A política do enfrentamento, ou seja, de criar missões isoladas com o propósito de combater a violência tem sido a escolha dos governantes por pelo menos 20 anos no Rio de Janeiro. Adotar esse posicionamento não tornou a cidade mais segura. No entanto, como foi visto na “operação limpeza” a ocupação, só que de forma permanente, pode ser a resposta.
Ocupação territorial permanente é a solução?
Por mais difícil que seja assumir, o objetivo da ocupação permanente não é acabar com o tráfico de drogas, mas com as mortes causadas por ele. Afinal, ainda que a polícia esteja por todo canto, a compra e venda entorpecentes ilícitos não deixa de existir – sempre haverá demanda.
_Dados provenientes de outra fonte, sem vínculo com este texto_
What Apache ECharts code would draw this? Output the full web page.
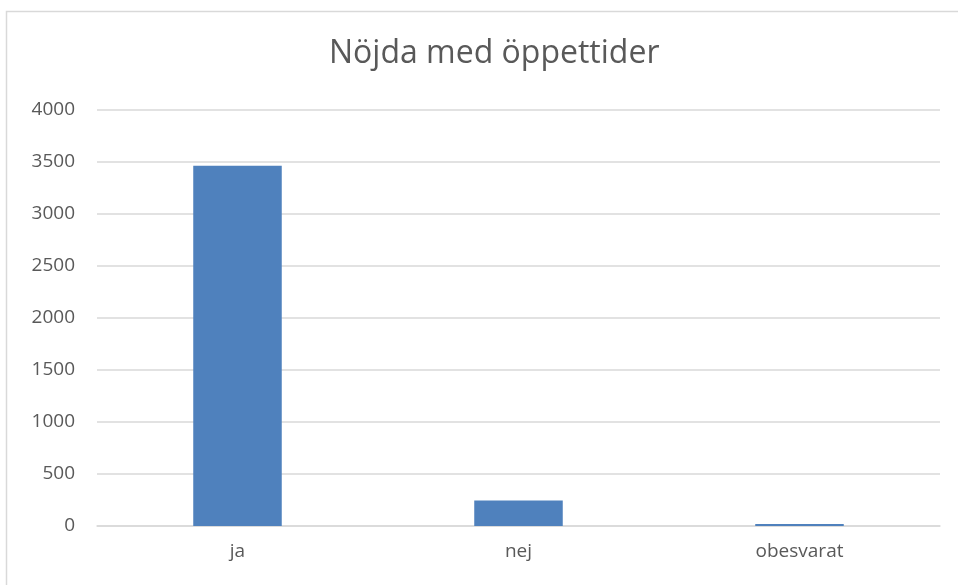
<!DOCTYPE html>
<html><head><meta charset="utf-8">
<script src="https://cdn.jsdelivr.net/npm/echarts@6/dist/echarts.min.js"></script>
<style>html,body{margin:0;padding:0;background:#fff}#c{width:958px;height:585px}</style>
</head><body><div id="c"></div>
<script>
const title = "Nöjda med öppettider";
const categories = ["ja", "nej", "obesvarat"];
const values = [3465, 245, 20];
const yTicks = {min: 0, max: 4000, interval: 500};

const chart = echarts.init(document.getElementById('c'), null, {renderer: 'canvas'});
chart.setOption({
  animation: false,
  backgroundColor: '#fff',
  graphic: [{
    type: 'rect', left: 4, top: 9,
    shape: {width: 1000, height: 1000},
    style: {fill: 'none', stroke: '#d9d9d9', lineWidth: 1.5},
    silent: true
  }],
  title: {
    text: title, left: 324, top: 33,
    textStyle: {fontFamily: 'Open Sans', fontSize: 32, fontWeight: 'normal', color: '#595959'}
  },
  grid: {left: 97, right: 18, top: 110, bottom: 59, containLabel: false},
  xAxis: {
    type: 'category', data: categories,
    axisLine: {lineStyle: {color: '#d9d9d9', width: 1.5}},
    axisTick: {show: false},
    axisLabel: {fontFamily: 'Open Sans', fontSize: 19, color: '#595959', margin: 16}
  },
  yAxis: {
    type: 'value', min: yTicks.min, max: yTicks.max, interval: yTicks.interval,
    axisLine: {show: false}, axisTick: {show: false},
    splitLine: {lineStyle: {color: '#d9d9d9', width: 1.5}},
    axisLabel: {fontFamily: 'Open Sans', fontSize: 19, color: '#595959', margin: 22,
      formatter: v => String(v)}
  },
  series: [{
    type: 'bar', data: values, barWidth: '31.5%',
    itemStyle: {color: '#4f81bd'}
  }]
});
</script></body></html>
É por esse motivo que a ocupação permanente deve ser uma luta do estado e de toda a sociedade. Pois visa atenuar as consequências para o morador, que conquista mais qualidade de vida e consegue sair na rua sem medo de levar uma bala perdida, e também para a polícia, que toma as rédeas da situação devido à proximidade da comunidade.
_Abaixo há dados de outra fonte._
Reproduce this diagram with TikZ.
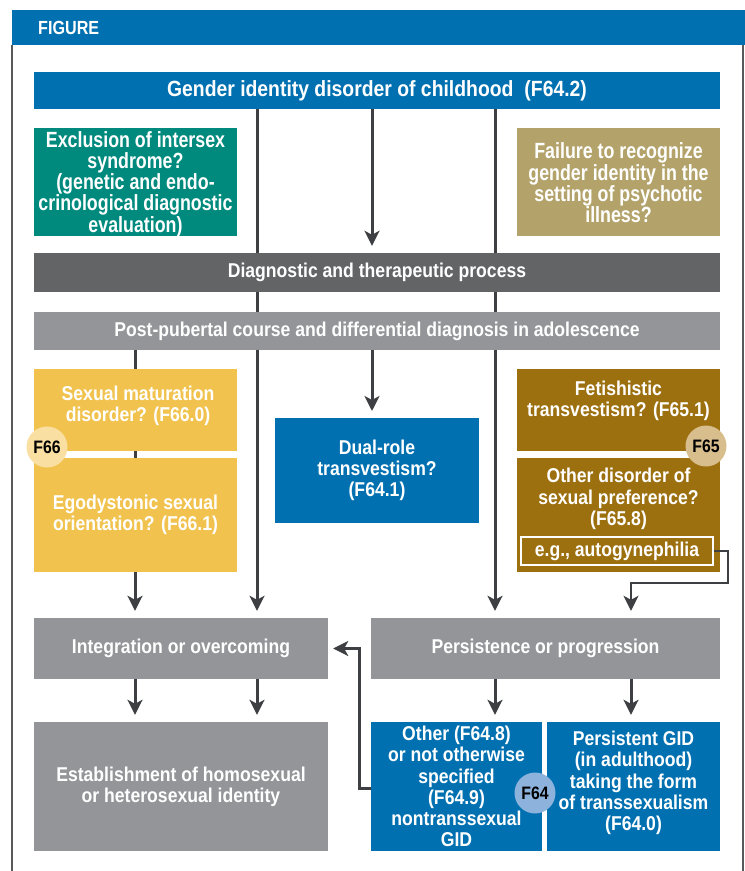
\documentclass[tikz,border=0pt]{standalone}
\usepackage{fontspec}
\newfontfamily\cond{Liberation Sans}[FakeStretch=0.88]
\newfontfamily\condn{Liberation Sans}[FakeStretch=0.81]
\newfontfamily\condf{Liberation Sans}[FakeStretch=0.85]
\usetikzlibrary{arrows.meta}
\definecolor{bandblue}{HTML}{0070B0}
\definecolor{tealc}{HTML}{008A7E}
\definecolor{khakic}{HTML}{B3A36B}
\definecolor{dgray}{HTML}{636466}
\definecolor{lgray}{HTML}{939598}
\definecolor{yel}{HTML}{F1C34E}
\definecolor{brownc}{HTML}{9C6F0F}
\definecolor{circA}{HTML}{F9DFA2}
\definecolor{circB}{HTML}{D8BD8D}
\definecolor{circC}{HTML}{8DB3DD}
\definecolor{arrc}{HTML}{3D3F42}
\definecolor{framec}{HTML}{58595B}
\tikzset{
  box/.style={draw=none, inner sep=0pt, align=center, text=white,
    font=\cond\bfseries\fontsize{20}{21.3}\selectfont},
  bigbox/.style={box, font=\cond\bfseries\fontsize{22}{21.3}\selectfont},
  sidebox/.style={box, font=\condn\bfseries\fontsize{22}{21.3}\selectfont},
  txt/.style={inner sep=0pt, align=center, text=white,
    font=\cond\bfseries\fontsize{20}{21.3}\selectfont},
  badge/.style={circle, minimum size=41pt, inner sep=0pt, text=black,
    font=\cond\bfseries\fontsize{18}{20}\selectfont},
  arr/.style={draw=arrc, line width=3pt, -{Stealth[length=15pt,width=15pt,inset=4pt]}, shorten >=7pt},
}
\begin{document}
\begin{tikzpicture}[x=1pt,y=-1pt]
\useasboundingbox (0,0) rectangle (745,871);
% frame and band
\draw[framec, line width=1.5pt] (12,45) -- (12,871);
\draw[framec, line width=1.5pt] (743,45) -- (743,871);
\fill[bandblue] (12,10) rectangle (745,45);
\node[anchor=west, inner sep=0pt, text=white, font=\condf\bfseries\fontsize{19}{20}\selectfont] (fig) at (38,28) {FIGURE};
% column coordinates
\coordinate (c1) at (135,0);
\coordinate (c2) at (257,0);
\coordinate (c3) at (372,0);
\coordinate (c4) at (495,0);
\coordinate (c5) at (631,0);
% nodes
\node[bigbox, fill=bandblue, minimum width=686pt, minimum height=37pt] (title) at (377,90.5) {Gender identity disorder of childhood\enspace(F64.2)};
\node[box, fill=dgray, minimum width=686pt, minimum height=39pt] (diag) at (377,272.5) {Diagnostic and therapeutic process};
\node[box, fill=lgray, minimum width=686pt, minimum height=38pt] (post) at (377,331) {Post-pubertal course and differential diagnosis in adolescence};
\node[box, fill=lgray, minimum width=294pt, minimum height=61pt] (integ) at (181,648.5) {Integration or overcoming};
\node[box, fill=lgray, minimum width=349pt, minimum height=61pt] (persist) at (545.5,648.5) {Persistence or progression};
% connectors (behind boxes)
\draw[arr] (title.south -| c2) -- (integ.north -| c2);
\draw[arr] (title.south -| c4) -- (persist.north -| c4);
\draw[arr] (title.south -| c3) -- (diag.north -| c3);
\draw[arr] (post.south -| c1) -- (integ.north -| c1);
% redraw boxes on top
\node[bigbox, fill=bandblue, minimum width=686pt, minimum height=37pt] at (title) {Gender identity disorder of childhood\enspace(F64.2)};
\node[box, fill=dgray, minimum width=686pt, minimum height=39pt] at (diag) {Diagnostic and therapeutic process};
\node[box, fill=lgray, minimum width=686pt, minimum height=38pt] at (post) {Post-pubertal course and differential diagnosis in adolescence};
\node[box, fill=tealc, minimum width=203pt, minimum height=108pt] (excl) at (135.5,182) {};
\node[sidebox] (exclt) at (135.5,184) {Exclusion of intersex\\syndrome?\\(genetic and endo-\\crinological diagnostic\\evaluation)};
\node[box, fill=khakic, minimum width=203pt, minimum height=108pt] (fail) at (618.5,182) {};
\node[sidebox] (failt) at (618.5,183) {Failure to recognize\\gender identity in the\\setting of psychotic\\illness?};
\node[box, fill=yel, minimum width=203pt, minimum height=82pt] (sexm) at (135.5,410) {};
\node[txt] (sexmt) at (138,406) {Sexual maturation\\disorder? (F66.0)};
\node[box, fill=yel, minimum width=203pt, minimum height=114pt] (ego) at (135.5,515) {Egodystonic sexual\\orientation? (F66.1)};
\node[badge, fill=circA] (f66) at (47,447) {F66};
\draw[arr] (post.south -| c3) -- (c3 |- 418,418);
\node[box, fill=bandblue, minimum width=204pt, minimum height=105pt] (dual) at (377,470.5) {Dual-role\\transvestism?\\(F64.1)};
\node[box, fill=brownc, minimum width=203pt, minimum height=82pt] (fet) at (618.5,410) {};
\node[txt] (fett) at (618.5,401) {Fetishistic\\transvestism? (F65.1)};
\node[box, fill=brownc, minimum width=203pt, minimum height=114pt] (othd) at (618.5,515) {};
\node[txt] (othdt) at (618.5,499) {Other disorder of\\sexual preference?\\(F65.8)};
\node[box, draw=white, line width=1.5pt, minimum width=192pt, minimum height=28pt] (autog) at (617,551) {e.g., autogynephilia};
\node[badge, fill=circB] (f65) at (706,446) {F65};
\coordinate (k1) at (728,583);
\coordinate (k2) at (631,583);
\draw[draw=arrc, line width=2.5pt, -{Stealth[length=15pt,width=15pt,inset=4pt]}, shorten >=7pt] (autog.east) -| (k1) -- (k2) -- (k2 |- persist.north);
% bottom row
\node[box, fill=lgray, minimum width=294pt, minimum height=129pt] (estab) at (181,786.5) {Establishment of homosexual\\or heterosexual identity};
\node[box, fill=bandblue, minimum width=171pt, minimum height=129pt] (other) at (456.5,786.5) {Other (F64.8)\\or not otherwise\\specified\\(F64.9)\\nontranssexual\\GID};
\node[box, fill=bandblue, minimum width=173pt, minimum height=129pt] (pgid) at (633.5,786.5) {};
\node[txt] (pgidt) at (633.5,783) {Persistent GID\\(in adulthood)\\taking the form\\of transsexualism\\(F64.0)};
\node[badge, fill=circC] (f64) at (535,793) {F64};
\draw[arr] (integ.south -| c1) -- (estab.north -| c1);
\draw[arr] (integ.south -| c2) -- (estab.north -| c2);
\draw[arr] (persist.south -| c4) -- (other.north -| c4);
\draw[arr] (persist.south -| c5) -- (pgid.north -| c5);
\coordinate (k3) at (359,788);
\draw[arr, shorten >=5pt] (other.west |- k3) -- (k3) |- (integ.east);
\end{tikzpicture}
\end{document}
O papel da sociedade nisso é a de ser crítica construtiva – apontar erros e enaltecer acertos – e de lutar para combater o risco de descontinuidade, que sinaliza retrocesso. Aqui, como exemplo de um projeto que acabou sendo vítima da descontinuidade é possível citar os Centros Integrados de Educação Pública (CIEPs).
A proposta inicial, além do imenso projeto educacional de Darcy Ribeiro e Leonel Brizola, era oferecer à população uma opção de escola em tempo integral. A estrutura de primeiro mundo foi projetada para 500 CIEPs, consolidou toda a política e, no entanto, dentro de sete meses acabou em nada – a ideia de escola integral não prosseguiu.
Ninguém quer que outro grande projeto seja descontinuado. Por isso, comprem as boas ideias e cobrem a execução. A segurança pública é dever do Estado, direito e responsabilidade de todos, de acordo com a própria Constituição Federal em seu artigo 144.